Carolina Ares

Escrito a tiza

Carolina Ares


Viento del norte

09/05/2021

He perdido a uno de mis pocos lectores, uno de los más importantes y el más crítico. Pero me ha dejado muchas cosas: he heredado una cabeza obsesiva, capaz de enrocarse con cualquier detalle, pero también de buscar la perfección. He heredado la cabezonería, la capacidad de persistir cuando se me mete algo entre ceja y ceja y la virtud de no discutir con quien no voy a llegar a un acuerdo. También me he quedado con la capacidad de tratar con la gente y cómo resolver conflictos. Muchos consejos sobre expresión oral, sobre como hablo en público y lo que tengo que hacer con las manos, que, desde luego, no es moverlas tanto.
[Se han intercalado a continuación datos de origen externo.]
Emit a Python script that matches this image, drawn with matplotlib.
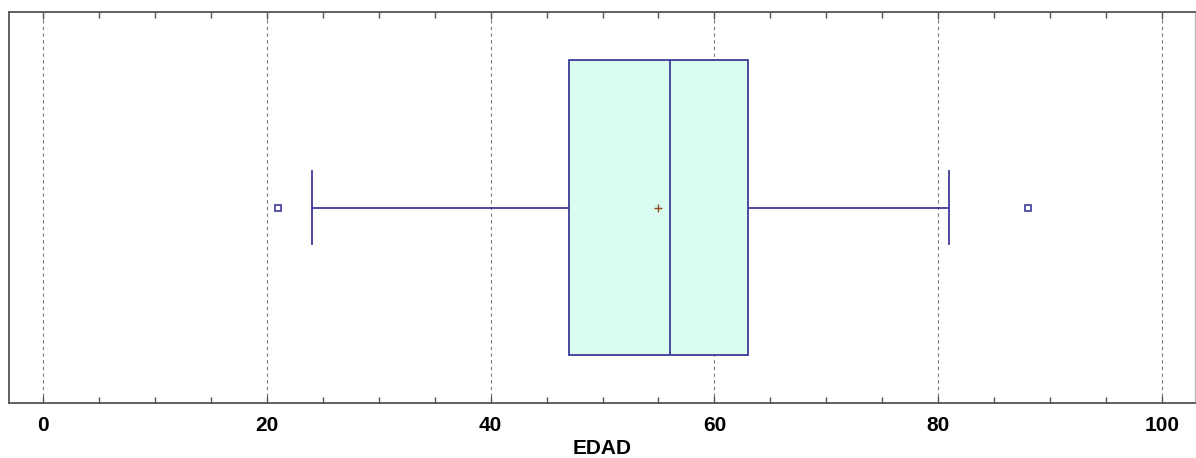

Pero como soy cabezona, los ignoro.

He heredado veranos de libertad, de paraíso salvaje e inalterable, de costumbres rurales y juegos al aire libre. Un cerezo que no da frutos, eucaliptos centenarios, hortensias inmensas que cada año son de un color y hiedra, que aparece en cualquier parte y que hay que quitar para que no lo invada todo. Los rosales, que han tardado tanto en prender que han llegado tarde. He heredado una manguera, con la que hay que tener cuidado para que no se estrangule y reviente y un montón de consejos de regado: empapar bien la raíz, desde arriba, para que caiga como la lluvia y quede en las hojas, para que después gotee poco a poco y vuelva a mojar la raíz transcurrido un tiempo. A regar a última hora de la tarde, para que no se evapore el agua y a seleccionar los días. He heredado el piar de los pájaros, el rebuzno de los burros, los cencerros y campanos, los mugidos, los ruidos de las aves nocturnas y los ladridos de los perros. Lagartijas, caracoles y babosas que comen albahaca. El sonido de la lluvia o el del viento, del norte y del sur, moviendo los eucaliptos.

Pero también he heredado el sonido de la bomba de agua y todo lo que hay que saber sobre ella (o eso espero): cómo ponerla, el control del flotador, cómo rellenar el pozo si se vacía, dos llaves de paso, saber que no hay que descebar la bomba y cómo solucionarlo si pasa, pero que no pase. Saber hacer cemento. Un montón de chaquetas de punto gordas para salir a la calle. La pasión por los bolos palma, diferenciar cómo se tira al pulgar y a la mano. Cantidad de libros de física, matemáticas, la II Guerra Mundial y novelitas del oeste. Cultura sobre el cine español de los 60 y 70. He heredado el gusto por las palmeras de chocolate y el chocolate con churros inculcado a lo largo de muchos veranos.

He heredado el sentimiento de pertenencia, saber de dónde vengo, el verde corriendo por mis venas. La inmensidad del horizonte inabarcable y el cielo infinito, azul de mar. La libertad de pensamiento, trasmitida a mi madre y a mi tía cuando no siempre era habitual, y alentada durante toda mi vida por todos ellos. Nada de todo esto es nuevo, llevo años disfrutándolo, porque las mejores herencias se inculcan a lo largo de toda una vida y se disfrutan en familia, así cuando llega el momento el mejor legado son los recuerdos que aspiraran a llenar un vacío irremplazable. Y como últimamente acabo con frases de himnos extraoficiales, esta semana toca el cántabro. Mi abuelo era la persona que más podía cantar eso de “tengo la fuerza del viento del norte y esa bravura que viene del mar”. Esto último es lo que espero haber heredado.